In September, Philips, for example, will release two baby monitors with high-quality audio. Next year, Delphi plans to market a gadget with embedded sensors that detect whether a baby seat has been inserted correctly in a car and signals a warning if it hasn’t. Delphi is also working on a crib device that tracks an infant’s motion and breathing patterns and alerts parents if either is amiss.

WIRED BABY. And Intel Research has been experimenting with crib-surveillance systems that synch with PCs so that, in the case of sickness, parents can archive and print ongoing logs of their child’s behavior for a doctor to review.

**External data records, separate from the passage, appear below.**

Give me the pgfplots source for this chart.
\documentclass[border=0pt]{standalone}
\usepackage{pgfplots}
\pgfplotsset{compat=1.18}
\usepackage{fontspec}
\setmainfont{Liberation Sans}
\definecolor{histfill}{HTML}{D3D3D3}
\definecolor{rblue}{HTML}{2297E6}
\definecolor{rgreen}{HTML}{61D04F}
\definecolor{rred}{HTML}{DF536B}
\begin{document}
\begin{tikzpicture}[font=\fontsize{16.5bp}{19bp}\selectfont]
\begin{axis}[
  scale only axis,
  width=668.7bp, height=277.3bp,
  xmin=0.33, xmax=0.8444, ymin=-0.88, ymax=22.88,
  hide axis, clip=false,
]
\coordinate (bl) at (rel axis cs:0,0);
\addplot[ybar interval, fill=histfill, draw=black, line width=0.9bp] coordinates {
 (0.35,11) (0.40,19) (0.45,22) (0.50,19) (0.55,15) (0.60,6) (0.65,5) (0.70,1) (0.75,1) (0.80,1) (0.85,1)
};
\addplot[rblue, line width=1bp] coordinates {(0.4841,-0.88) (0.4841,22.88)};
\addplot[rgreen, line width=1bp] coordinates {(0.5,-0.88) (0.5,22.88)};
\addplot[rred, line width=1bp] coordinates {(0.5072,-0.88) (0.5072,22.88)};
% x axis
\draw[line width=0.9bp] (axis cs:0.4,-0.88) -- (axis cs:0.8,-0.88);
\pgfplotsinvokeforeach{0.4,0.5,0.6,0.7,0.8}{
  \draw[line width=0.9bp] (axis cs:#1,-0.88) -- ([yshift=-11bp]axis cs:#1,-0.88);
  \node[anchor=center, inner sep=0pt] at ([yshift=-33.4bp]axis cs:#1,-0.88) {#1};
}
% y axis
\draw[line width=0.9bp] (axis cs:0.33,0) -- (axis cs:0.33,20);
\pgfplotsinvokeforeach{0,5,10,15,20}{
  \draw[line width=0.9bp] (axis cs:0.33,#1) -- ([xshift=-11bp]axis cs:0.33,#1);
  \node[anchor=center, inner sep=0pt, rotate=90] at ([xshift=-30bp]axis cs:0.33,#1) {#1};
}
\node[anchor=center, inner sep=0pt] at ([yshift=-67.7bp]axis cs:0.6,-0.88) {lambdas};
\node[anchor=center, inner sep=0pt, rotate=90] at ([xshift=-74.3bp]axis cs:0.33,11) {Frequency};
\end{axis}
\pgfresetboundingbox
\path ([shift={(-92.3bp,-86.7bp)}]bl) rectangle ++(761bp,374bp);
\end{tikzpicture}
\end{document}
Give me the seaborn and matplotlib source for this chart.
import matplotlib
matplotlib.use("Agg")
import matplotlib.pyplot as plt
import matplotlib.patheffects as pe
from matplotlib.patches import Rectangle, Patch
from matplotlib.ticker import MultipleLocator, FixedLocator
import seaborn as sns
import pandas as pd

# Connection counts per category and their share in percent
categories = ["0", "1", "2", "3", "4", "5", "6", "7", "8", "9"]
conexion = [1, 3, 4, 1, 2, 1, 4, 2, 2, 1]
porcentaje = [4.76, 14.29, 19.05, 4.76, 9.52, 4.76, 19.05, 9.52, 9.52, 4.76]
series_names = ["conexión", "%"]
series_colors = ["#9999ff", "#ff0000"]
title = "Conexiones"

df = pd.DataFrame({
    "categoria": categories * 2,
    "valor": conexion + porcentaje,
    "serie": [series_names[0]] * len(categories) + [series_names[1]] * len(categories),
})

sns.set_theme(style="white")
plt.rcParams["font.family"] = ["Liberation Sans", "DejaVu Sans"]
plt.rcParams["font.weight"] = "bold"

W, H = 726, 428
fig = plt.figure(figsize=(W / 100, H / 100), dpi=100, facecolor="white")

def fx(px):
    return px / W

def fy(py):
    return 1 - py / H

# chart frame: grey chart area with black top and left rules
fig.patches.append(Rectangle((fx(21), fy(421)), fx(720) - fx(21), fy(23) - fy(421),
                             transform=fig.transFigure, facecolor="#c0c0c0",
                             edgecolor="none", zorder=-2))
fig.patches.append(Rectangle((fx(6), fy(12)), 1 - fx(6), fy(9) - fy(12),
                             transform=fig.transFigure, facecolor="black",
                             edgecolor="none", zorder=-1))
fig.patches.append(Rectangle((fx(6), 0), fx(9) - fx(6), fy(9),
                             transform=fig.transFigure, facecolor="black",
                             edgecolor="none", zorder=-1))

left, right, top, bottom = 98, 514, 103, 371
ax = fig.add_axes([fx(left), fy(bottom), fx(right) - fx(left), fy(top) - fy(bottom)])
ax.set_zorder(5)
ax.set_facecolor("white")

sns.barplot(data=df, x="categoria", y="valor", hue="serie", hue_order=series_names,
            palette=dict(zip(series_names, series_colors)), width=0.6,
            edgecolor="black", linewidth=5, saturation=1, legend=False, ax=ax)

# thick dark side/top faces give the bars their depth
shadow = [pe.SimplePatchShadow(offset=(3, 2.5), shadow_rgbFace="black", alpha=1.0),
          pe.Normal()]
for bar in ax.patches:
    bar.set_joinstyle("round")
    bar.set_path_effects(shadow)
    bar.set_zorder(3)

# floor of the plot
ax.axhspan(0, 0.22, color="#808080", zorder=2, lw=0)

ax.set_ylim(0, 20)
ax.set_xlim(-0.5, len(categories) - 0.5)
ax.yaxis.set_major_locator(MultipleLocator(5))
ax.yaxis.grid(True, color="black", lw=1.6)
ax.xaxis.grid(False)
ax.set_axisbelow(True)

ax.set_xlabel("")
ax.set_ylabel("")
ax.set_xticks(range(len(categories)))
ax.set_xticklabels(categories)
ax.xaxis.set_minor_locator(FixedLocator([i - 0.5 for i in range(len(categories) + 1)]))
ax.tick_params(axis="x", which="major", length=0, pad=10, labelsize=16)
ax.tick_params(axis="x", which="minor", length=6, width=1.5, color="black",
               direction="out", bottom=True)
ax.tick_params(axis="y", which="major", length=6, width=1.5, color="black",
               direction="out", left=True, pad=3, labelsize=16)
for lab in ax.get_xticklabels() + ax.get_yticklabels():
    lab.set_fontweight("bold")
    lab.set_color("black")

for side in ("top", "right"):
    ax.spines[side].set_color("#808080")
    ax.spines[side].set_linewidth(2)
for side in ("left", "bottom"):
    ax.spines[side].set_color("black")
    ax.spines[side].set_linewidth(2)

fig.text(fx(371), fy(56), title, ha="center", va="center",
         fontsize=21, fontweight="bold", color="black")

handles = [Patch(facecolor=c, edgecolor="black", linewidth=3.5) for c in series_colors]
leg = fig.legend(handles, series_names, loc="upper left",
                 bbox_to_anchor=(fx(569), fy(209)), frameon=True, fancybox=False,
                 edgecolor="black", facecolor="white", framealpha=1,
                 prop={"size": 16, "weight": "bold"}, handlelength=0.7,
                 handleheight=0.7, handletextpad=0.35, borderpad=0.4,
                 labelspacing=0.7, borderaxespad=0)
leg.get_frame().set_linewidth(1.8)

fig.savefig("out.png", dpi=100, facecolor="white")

“Sensors and computer chips are getting cheaper,” says Luke Hughes, director of research at Accenture Technology Labs (ACN) in Palo Alto, Calif., when asked why tech companies might be looking to the baby-device market. In other words, as tech becomes less expensive for designers and manufacturers, it can be incorporated into lower-margin goods. Moreover, such high-tech gear will appeal to the coming generations of tech-savvy parents.

Hughes spearheaded the development of a prototype crib featuring toys that can be wirelessly controlled by parents sending signals over the Web, as well as two-way Webcams. The crib was on view at last year’s Cellular Telecommunications and Internet Assn.’s annual conference.

GLIMPSE OF THE FUTURE? “The trend toward more advanced baby-gear design is the result of a confluence of trends, including cheaper tech as well as social networking,” Hughes says.

While the high-tech crib experiments by Accenture Technology Labs and Intel Research aren’t likely to be released as commercial products any time soon, they represent what could be the future of baby gear. To compete on an increasingly crowded playing field, makers of infant furniture and gadgets will have to look beyond sophisticated forms and add sophisticated functions.